John Sturgis
The tabloid art of the ‘knobbly monster’
Here be monsters, knobbly monsters. A ‘knobbly monster’ is tabloid newsroom slang for that tricky second reference in copy to your subject when you’ve already used the obvious or only word for it.
The term originated, so the story goes, in the late nineties or early 2000s when a quite possibly well-refreshed Sun hack was working on a sensational account of a fatal crocodile attack. By his fourth or fifth paragraph he was groping for an alternative way of describing his deadly protagonist. He settled on describing it as ‘a knobbly monster’. And a legend was born.

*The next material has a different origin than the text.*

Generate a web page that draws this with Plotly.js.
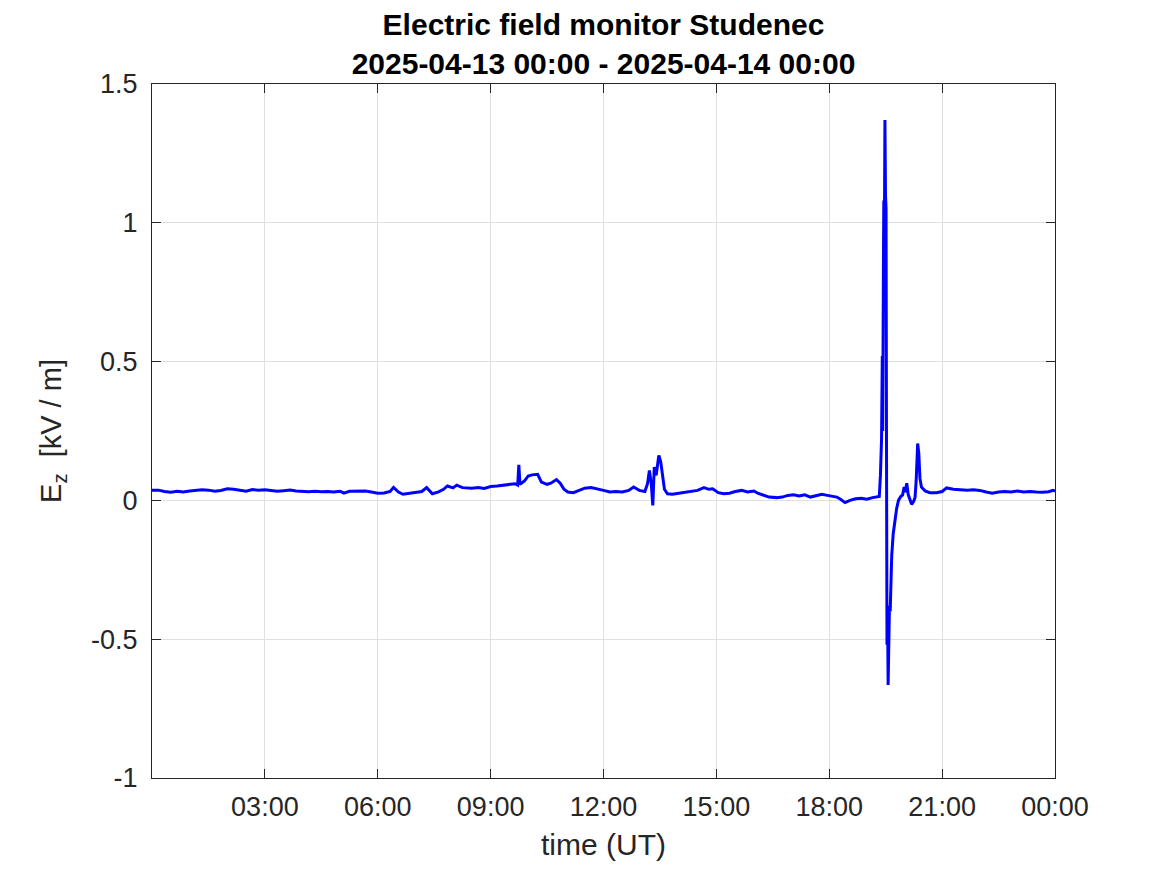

The golden greats from the high period of the oeuvre include:
Advent calendars: The festive time-markers
Badgers: The monochrome plague spreaders
Beavers: The furry tree-munchers
Bed: The horizontal sleeping surface
Cellulite: The dreaded dimply-thigh syndrome
Darth Vader: The heavy-breathing Jedi turncoat
Egg: The yolk-based product
Hand-grenade: The pineapple-shaped munition
Leotards: The skintight one-piece torso garments
Piers: The beloved sea-based buildings
Polar bears: The ambling shaggy white beasts
Santa Claus: The red-jacketed festive gift-bringer
Viagra: The trouser-bursting tablets
Wombles: The furry litter pickers
Woolly mammoths: The long-vanished giant hairy jumbos
Those are the hall of fame entries. But the great thing about knobbly monsters is that new examples are coined all the time, necessarily. Anyone who writes more than a few paragraphs on any finite subject can soon end up reaching for one, simply to avoid repetition.
So one even encounters them in high literature: I recently came across George Eliot in seeking a second way to describe small sweet-cakes in Mill on the Floss coming up with 'the tempting delicacy'. This really isn’t a great remove from 'tempting treat' which has become almost a cliche in the red tops to describe Greggs sausage rolls and the like.
The phenomenon has inspired a small but devoted fan club who have long delighted in spotting, sharing and laughing at knobblies. Among them are the likes of veteran tabloid newsroom toilers Paul Hudson, Graeme Fraser, Will Hagerty and Dave Morgan, recognised as among the greatest experts in the field, combing the popular papers each morning like Victorian fossil hunters traversing the crumbling Dorset cliffs.
Each new news subject can generate fresh examples. So just in the last few days during the Suez crisis, we’ve seen multiple attempts: 'the vital trade route', for example, and 'the usually busy waterway' (both Mail Online}.
They are a variety of sub-varieties of knobbly: the magnificently over-elaborate, the deliberately comical, the accidentally ridiculous, the surreal.
In longer pieces one is sometimes treated to more than one attempt: for instance the Daily Mail recently going with both 'the debonair ex-military man' and 'the former polo-playing military man' to describe James Hewitt. In his tabloid heyday he was more characteristically known as 'royal love rat' so at least his stock has risen.
The one thing that isn’t a knobbly monster, what most disappoints the enthusiastic collector, is the under-ambitious, downright drab evocation: 'Paul Newman...the actor', 'Bobby Moore...the footballer' and so on. Hopeless.
The other usage that’s sometimes, wrongly, mistaken for a knobbly goes more like this: 'Napoleon, the squat-statured megalomaniac'. Colourful prose, yes, but it’s descriptive not substitutive – and so not a knobbly.
So popular has the field become that it has inspired its own fan site: the @knobblymonsters Twitter account, dedicated to unearthing and celebrating on a daily basis new additions to the knobbly cannon.
Recent favourites celebrated here include:
Marmite: The divisive paste (Sun)
Mr Potato Head [as he was known until his recent gender-neutral rebrand]: The distinctive tuber-themed toy (Daily Telegraph)
Dominic Cummings: The ophthalmologically challenged former prime ministerial adviser (Times).
Tommy Cooper: The befezed funnyman (Sun).
The Spectator was recently lauded for a fine knobbly, Joanna Rossiter describing Henry Hoover, after his surprise cameo at the new Downing Street briefing room, as 'the friendly faced vacuum cleaner'.
I’d like nothing more than to get to the British Library and go back to 1828 and the earliest editions of The Spectator to unearth more. Who knows what Regency-era knobblies would have been coined in this august and much-loved organ. (See what I did there?)